Kedem, 77, grew up in south London, where she was a member of Habonim, the Zionist youth movement. Her mother and father were active in the local synagogue, and during and after the war they cared for Holocaust survivors.
“My parents had a rule that one never, ever closed the door on anyone, with a kippa or without, rich or poor,” she says. “I follow that rule today.”
In 1960, a trained kindergarten teacher and pregnant with her second child, Kedem, her husband and son made aliya. Today, with four children, seven grandchildren and two great-grandchildren, she lives in Jerusalem, where she is a member of Moreshet Yisrael, a congregation in the center of town.
“Fourteen years ago Rabbi Ehud Bandel, then the president of our Masorti [Conservative] Movement, came to me and suggested that we set up a program for lone soldiers,” she relates. “We took the concept to our board and since then we have been actively involved in caring for these young men and women. We couldn’t do what we do without the ongoing support of our rabbi, Adam Frank, our synagogue and our movement both here and abroad.”
The congregational project started out with 20 lone soldiers. Today there are 250, not only in the IDF but also in the Border Police. There are even a few from the haredi community who have been disowned by their families for choosing to serve in uniform.
“We endeavor to reach them all with presents and supermarket coupons that allow them to buy what they need for the festivals, and for difficult times such as now,” Kedem explains, referring to Operation Protective Edge. “We are there when needed. All have my home telephone number and that of Moreshet Yisrael. In many cases, we have been able to help them when they find themselves in financial difficulties.”
The relationship does not necessarily end when the soldier completes his or her service.
“We decided some years ago, when they had already completed their army service and were beginning to study, to keep them within our program,” she says.
“That way I have become ‘grandmother’ to many, many young children.”
It is a way, she says, of acknowledging sacrifices that do not necessarily come out of obligation.
“I believe that we Israelis recognize with honor the choice made by those who are serving and have served, and are willing to pay the price of dying for our country,” Kedem concludes. “We are Jewish. We care. We live here and are proud to be Israelis.”
The turnout of many, many thousands at the funerals of lone soldiers Sean Carmeli, Max Steinberg and Jordan Ben-Simon, three of the young men killed in Protective Edge, show that the wider public also appreciates this.
They came after support groups initiated hurried campaigns via social media and other forms of communication, for there had been fears that only a few people would show up to pay their respects.
That possibility always ate at me while in uniform.

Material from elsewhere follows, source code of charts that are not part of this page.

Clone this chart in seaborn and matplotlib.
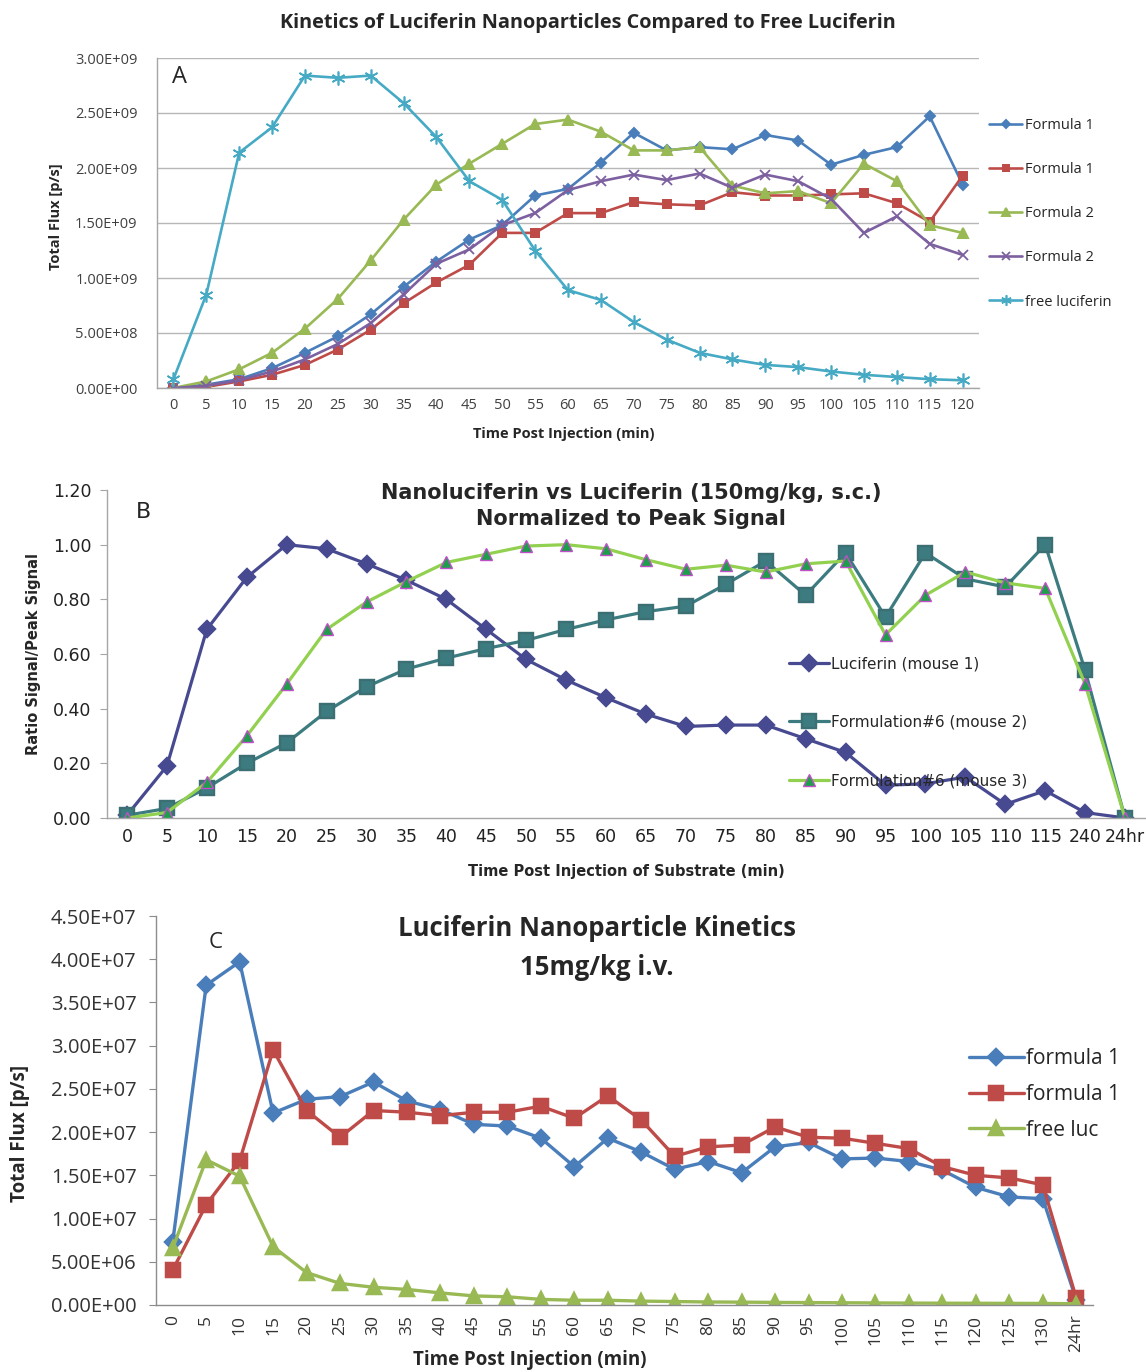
import numpy as np
import matplotlib
matplotlib.use("Agg")
import matplotlib.pyplot as plt
import seaborn as sns
from matplotlib.ticker import FuncFormatter

sns.set_style("white")
plt.rcParams["font.family"] = ["Open Sans", "DejaVu Sans"]

# ---- panel A : total flux, units of 1e9 p/s
times_a = ["0", "5", "10", "15", "20", "25", "30", "35", "40", "45", "50", "55", "60",
           "65", "70", "75", "80", "85", "90", "95", "100", "105", "110", "115", "120"]
a_formula1_blue = [0.00, 0.03, 0.08, 0.18, 0.32, 0.47, 0.67, 0.92, 1.15, 1.35, 1.48, 1.75, 1.81,
                   2.05, 2.32, 2.16, 2.19, 2.17, 2.30, 2.25, 2.03, 2.12, 2.19, 2.47, 1.85]
a_formula1_red = [0.00, 0.01, 0.06, 0.12, 0.21, 0.35, 0.53, 0.77, 0.96, 1.12, 1.41, 1.41, 1.59,
                  1.59, 1.69, 1.67, 1.66, 1.78, 1.75, 1.75, 1.76, 1.77, 1.68, 1.51, 1.93]
a_formula2_green = [0.00, 0.06, 0.17, 0.32, 0.54, 0.81, 1.16, 1.53, 1.85, 2.04, 2.22, 2.40, 2.44,
                    2.33, 2.16, 2.16, 2.19, 1.84, 1.77, 1.79, 1.68, 2.04, 1.88, 1.48, 1.41]
a_formula2_purple = [0.00, 0.02, 0.07, 0.15, 0.26, 0.40, 0.59, 0.85, 1.13, 1.26, 1.48, 1.59, 1.80,
                     1.88, 1.94, 1.89, 1.95, 1.82, 1.94, 1.88, 1.72, 1.41, 1.56, 1.31, 1.21]
a_free = [0.08, 0.85, 2.14, 2.37, 2.84, 2.82, 2.84, 2.59, 2.28, 1.88, 1.71, 1.25, 0.89,
          0.80, 0.60, 0.44, 0.32, 0.26, 0.21, 0.19, 0.15, 0.12, 0.10, 0.08, 0.07]

# ---- panel B : ratio signal / peak signal
times_b = ["0", "5", "10", "15", "20", "25", "30", "35", "40", "45", "50", "55", "60",
           "65", "70", "75", "80", "85", "90", "95", "100", "105", "110", "115", "240", "24hr"]
b_luc_m1 = [0.01, 0.19, 0.69, 0.88, 1.00, 0.985, 0.93, 0.87, 0.80, 0.69, 0.58, 0.505, 0.44,
            0.38, 0.335, 0.34, 0.34, 0.29, 0.24, 0.12, 0.125, 0.15, 0.05, 0.10, 0.02, 0.00]
b_f6_m2 = [0.01, 0.035, 0.11, 0.20, 0.275, 0.39, 0.48, 0.545, 0.585, 0.62, 0.65, 0.69, 0.725,
           0.755, 0.775, 0.855, 0.94, 0.815, 0.97, 0.735, 0.97, 0.875, 0.845, 1.00, 0.54, 0.00]
b_f6_m3 = [0.00, 0.02, 0.13, 0.30, 0.49, 0.69, 0.79, 0.865, 0.935, 0.965, 0.995, 1.00, 0.985,
           0.945, 0.91, 0.925, 0.90, 0.93, 0.94, 0.67, 0.815, 0.90, 0.86, 0.84, 0.49, 0.00]

# ---- panel C : total flux, units of 1e6 p/s
times_c = ["0", "5", "10", "15", "20", "25", "30", "35", "40", "45", "50", "55", "60", "65",
           "70", "75", "80", "85", "90", "95", "100", "105", "110", "115", "120", "125", "130", "24hr"]
c_formula1_blue = [7.3, 37.0, 39.7, 22.2, 23.8, 24.1, 25.8, 23.6, 22.6, 20.9, 20.7, 19.3, 16.0, 19.3,
                   17.7, 15.7, 16.6, 15.3, 18.3, 18.8, 16.9, 17.0, 16.6, 15.6, 13.6, 12.5, 12.3, 0.6]
c_formula1_red = [4.05, 11.6, 16.7, 29.5, 22.5, 19.4, 22.5, 22.3, 21.9, 22.3, 22.3, 23.0, 21.6, 24.2,
                  21.4, 17.2, 18.3, 18.5, 20.6, 19.4, 19.3, 18.7, 18.1, 16.0, 15.0, 14.7, 13.9, 0.8]
c_free = [6.6, 16.8, 14.9, 6.75, 3.75, 2.5, 2.05, 1.8, 1.4, 1.05, 0.95, 0.65, 0.55, 0.55,
          0.45, 0.40, 0.35, 0.33, 0.30, 0.28, 0.26, 0.24, 0.22, 0.21, 0.20, 0.19, 0.18, 0.15]

W, H = 1146, 1372
fig = plt.figure(figsize=(W / 100, H / 100), dpi=100)
DV = ["DejaVu Sans"]


def box(left, top, right, bottom):
    return [left / W, 1 - bottom / H, (right - left) / W, (bottom - top) / H]


def draw(ax, x, y, color, marker, label, lw, ms, **kw):
    sns.pointplot(x=x, y=y, color=color, markers=marker, linestyles="-", errorbar=None,
                  ax=ax, label=label, linewidth=lw, markersize=ms, **kw)


def excel_axis(ax, n, spine="#8c8c8c"):
    ax.set_xlim(-0.5, n - 0.5)
    ax.set_xticks(np.arange(n + 1) - 0.5, minor=True)
    ax.tick_params(axis="x", which="major", length=0, pad=7)
    ax.tick_params(axis="x", which="minor", length=5, color=spine, direction="out")
    ax.tick_params(axis="y", length=5, color=spine, direction="out", left=True)
    for s in ["top", "right"]:
        ax.spines[s].set_visible(False)
    for s in ["left", "bottom"]:
        ax.spines[s].set_color(spine)
        ax.spines[s].set_linewidth(1)


sci = lambda v, p: f"{v:.2E}"

# ================= A
axA = fig.add_axes(box(157, 58, 979, 388))
draw(axA, times_a, np.array(a_formula1_blue) * 1e9, "#4a7ebb", "D", "Formula 1", 1.9, 5.5)
draw(axA, times_a, np.array(a_formula1_red) * 1e9, "#be4b48", "s", "Formula 1", 1.9, 5.5)
draw(axA, times_a, np.array(a_formula2_green) * 1e9, "#98b954", "^", "Formula 2", 1.9, 7)
draw(axA, times_a, np.array(a_formula2_purple) * 1e9, "#7d60a0", "x", "Formula 2", 1.9, 7.5,
     markeredgewidth=1.3)
draw(axA, times_a, np.array(a_free) * 1e9, "#46aac5", (6, 2, 0), "free luciferin", 1.9, 10,
     markeredgewidth=1.2)
axA.set_ylim(0, 3.0e9)
axA.set_yticks(np.arange(0, 3.01e9, 0.5e9))
axA.yaxis.set_major_formatter(FuncFormatter(sci))
axA.grid(axis="y", color="#b7b7b7", linewidth=1)
axA.set_axisbelow(True)
excel_axis(axA, len(times_a), spine="#a6a6a6")
axA.tick_params(axis="y", length=0, pad=14)
axA.tick_params(labelsize=10.5, labelcolor="#404040")
axA.set_xlabel("Time Post Injection (min)", fontsize=10.5, fontweight="bold")
axA.set_ylabel("Total Flux [p/s]", fontsize=10.5, fontweight="bold")
axA.xaxis.set_label_coords(0.495, -0.118)
axA.yaxis.set_label_coords(-0.114, 0.52)
fig.text(179 / W, 1 - 77 / H, "A", fontsize=17, ha="center", va="center")
fig.text(588 / W, 1 - 23 / H, "Kinetics of Luciferin Nanoparticles Compared to Free Luciferin",
         fontsize=14.3, fontweight="bold", ha="center", va="center")
axA.legend(loc="upper left", bbox_to_anchor=(983 / W, 1 - 112 / H),
           bbox_transform=fig.transFigure, frameon=False, fontsize=10.5, markerscale=0.75,
           labelspacing=2.0, handlelength=2.3, handletextpad=0.2, borderaxespad=0)

# ================= B
axB = fig.add_axes(box(107, 490, 1145, 818))
draw(axB, times_b, b_luc_m1, "#474a90", "D", "Luciferin (mouse 1)", 2.3, 8.5)
draw(axB, times_b, b_f6_m2, "#3c7c80", "s", "Formulation#6 (mouse 2)", 2.3, 10,
     markeredgecolor="#3c6f74")
draw(axB, times_b, b_f6_m3, "#92d050", "^", "Formulation#6 (mouse 3)", 2.3, 9,
     markerfacecolor="#1e9e4a", markeredgecolor="#c050c8", markeredgewidth=1.0)
axB.set_ylim(0, 1.2)
axB.set_yticks(np.arange(0, 1.21, 0.2))
axB.yaxis.set_major_formatter(FuncFormatter(lambda v, p: f"{v:.2f}"))
excel_axis(axB, len(times_b), spine="#a6a6a6")
axB.tick_params(labelsize=12.5, labelcolor="#222222")
axB.tick_params(axis="y", pad=6)
for t in axB.get_xticklabels() + axB.get_yticklabels():
    t.set_family(DV)
axB.set_xlabel("Time Post Injection of Substrate (min)", fontsize=10.5, fontweight="bold", family=DV)
axB.set_ylabel("Ratio Signal/Peak Signal", fontsize=10.5, fontweight="bold", family=DV)
axB.xaxis.set_label_coords(0.5, -0.14)
axB.yaxis.set_label_coords(-0.064, 0.5)
fig.text(143 / W, 1 - 512 / H, "B", fontsize=16, ha="center", va="center", family=DV)
fig.text(631 / W, 1 - 506 / H, "Nanoluciferin vs Luciferin (150mg/kg, s.c.)\nNormalized to Peak Signal",
         fontsize=15, fontweight="bold", ha="center", va="center", linespacing=1.42, family=DV)
axB.legend(loc="upper left", bbox_to_anchor=(783 / W, 1 - 650 / H),
           bbox_transform=fig.transFigure, frameon=False,
           prop={"family": DV, "size": 11},
           labelspacing=2.85, handlelength=2.6, handletextpad=0.15, borderaxespad=0)

# ================= C
axC = fig.add_axes(box(156, 916, 1093, 1305))
draw(axC, times_c, np.array(c_formula1_blue) * 1e6, "#4a7ebb", "D", "formula 1", 2.4, 8)
draw(axC, times_c, np.array(c_formula1_red) * 1e6, "#be4b48", "s", "formula 1", 2.4, 10)
draw(axC, times_c, np.array(c_free) * 1e6, "#98b954", "^", "free luc", 2.4, 10)
axC.set_ylim(0, 4.5e7)
axC.set_yticks(np.arange(0, 4.51e7, 0.5e7))
axC.yaxis.set_major_formatter(FuncFormatter(sci))
excel_axis(axC, len(times_c))
axC.tick_params(axis="y", labelsize=14.5, labelcolor="#333333", pad=9)
axC.tick_params(axis="x", labelsize=12.5, labelcolor="#333333", labelrotation=90)
axC.set_xlabel("Time Post Injection (min)", fontsize=13.5, fontweight="bold")
axC.set_ylabel("Total Flux [p/s]", fontsize=13.5, fontweight="bold")
axC.xaxis.set_label_coords(0.399, -0.116)
axC.yaxis.set_label_coords(-0.134, 0.442)
fig.text(216 / W, 1 - 942 / H, "C", fontsize=16, ha="center", va="center")
fig.text(597 / W, 1 - 948 / H, "Luciferin Nanoparticle Kinetics\n15mg/kg i.v.",
         fontsize=18.5, fontweight="bold", ha="center", va="center", linespacing=1.55)
axC.legend(loc="upper left", bbox_to_anchor=(961 / W, 1 - 1040 / H),
           bbox_transform=fig.transFigure, frameon=False, fontsize=15,
           labelspacing=0.7, handlelength=2.6, handletextpad=0.1, borderaxespad=0)

fig.savefig("out.png", dpi=100)
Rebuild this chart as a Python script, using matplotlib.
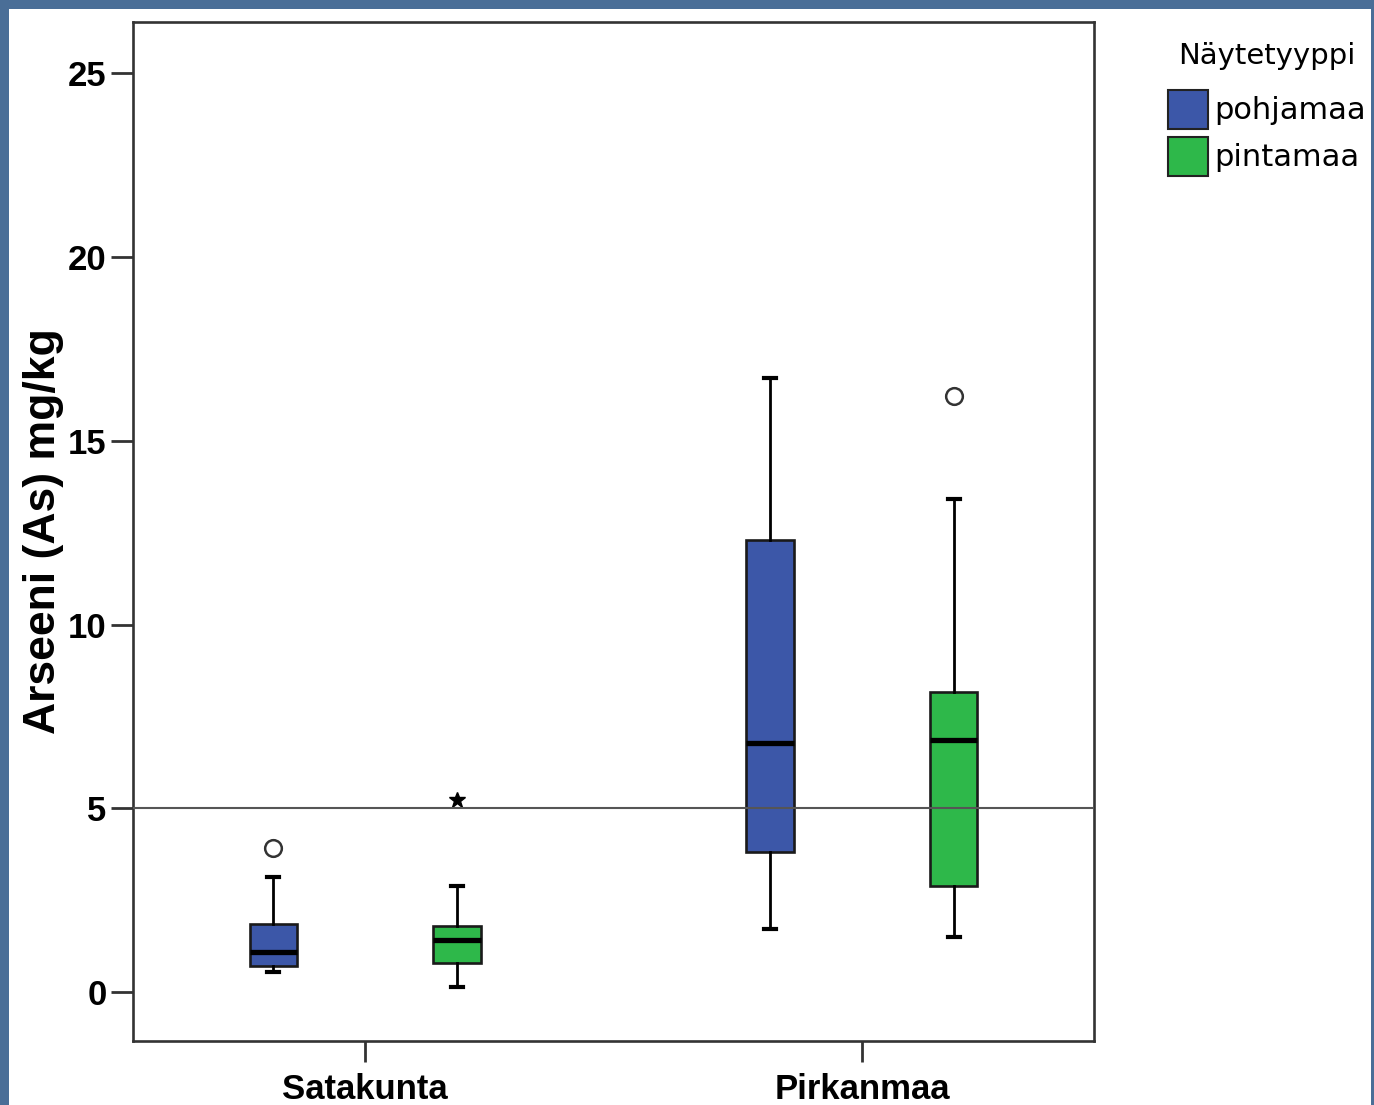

Yes, I had the kibbutz. But not only was I a lone soldier, I had no relatives in the country. Not a one. Worst of all, the IDF, in its blockheaded, bureaucratic way, provided only enough space on its conscription forms for my first name and the first two Hebrew letters of my middle name, David. It then lumped the two names together so that on my dog tags I was officially “Lawrencedo Rifkin.”
Obviously, if it came to that this would also be the name on my military grave and, as ridiculous as it might sound, I was deeply troubled by the possibility that no one, including my poor mother, would be able to find me.
There are close to 6,000 lone soldiers currently serving in Israel’s army and security forces, and there are numerous organizations that help them, either as a primary mission or as part of a basket of wider services. One is the Lone Soldier Center (lonesoldiercenter.com), named for Michael Levin, a 22-year-old Philadelphia native and lone soldier who fell in 2006 while fighting in the Second Lebanon War with his paratroop unit.
Any initiative that helps our soldiers is a worthy cause. But there are some young men and women who need a little extra assistance, even if it’s just a warm word, a note of gratitude or a hug.
So support them.
These lone soldiers will thank you. Then they’ll return to their job of protecting you, and they’ll know they’re not alone.